Apart from the camera issues, you’ve got a significant problem with the combat system. Moving Dan via the analog nub is definitely not advisable, because you won’t have as much control over him as you would with the directional pad. When you combine this with the inconsistent camera system, it makes it somewhat difficult to start attacking enemies. Once you do, however, you might as well throw the running lunge out of the tactical playbook. It’s slow to trigger, hard to aim, and leaves you open to counterattacks by anything waiting to strike you. You may also find that you’ll abandon charging up attacks in favor of flailing at your opponents, because you’re not guaranteed a clean hit either way. It’s possible to get damaged on every single swing towards an enemy, because of a collision detection scheme that sometimes registers when a legit blow has landed.
These issues aren’t solely limited to the melee weapons. You’ll find just as many issues with the ranged attacks, which, like the lunge, are slow, hard to aim and easily avoided. In fact, by the time you’ve launched the daggers, thrown a spear or fired an arrow, your target has moved out of its path, unless it’s charging towards you. You can’t lead the enemy either, especially because of how random their movements are. Further complicating this is the fact that there’s no easy way to switch weapons without moving through a clumsy menu system, so you’ll frequently just stick with one weapon until you’re forced to change to accomplish some goal, like breaking a boulder. Leaving the combat realm and the single player campaign behind, the mini-games are full of replay value, and you can easily spend hours playing these games. However, the ad hoc mode leaves much to be desired. I’m particularly speaking about the race mode, which doesn’t need to be included at all. All you do is race through a level hitting checkpoints before you get to an exit. Not only can you not see your competitor, your only indication of where they are is by a meter that lets you know if you’re in the lead or not. This is extremely boring and not engaging at all.

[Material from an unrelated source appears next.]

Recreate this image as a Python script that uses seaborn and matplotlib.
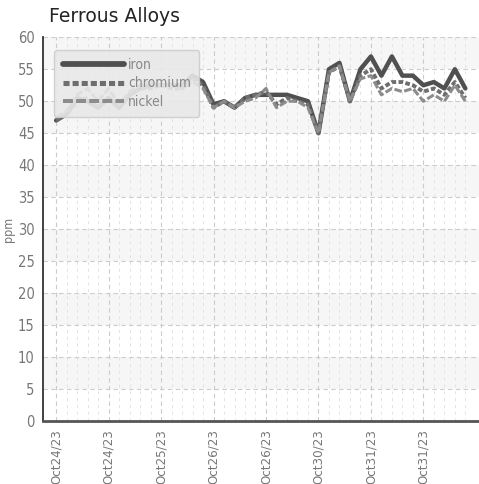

Personally, I have to admit to missing this gaming franchise. It’s a great series with well-paced humor, an interesting premise and a likeable Everyman kind of hero. MediEvil Resurrection does a great step towards returning Sir Dan to gaming prominence by reintroducing the title to a new platform, along with packing in a ton of mini-games that are truly engaging. However, the camera issues and combat problems complicate this version of Sir Dan’s adventures, making this one less than perfect, but more than adequate as a basic platformer.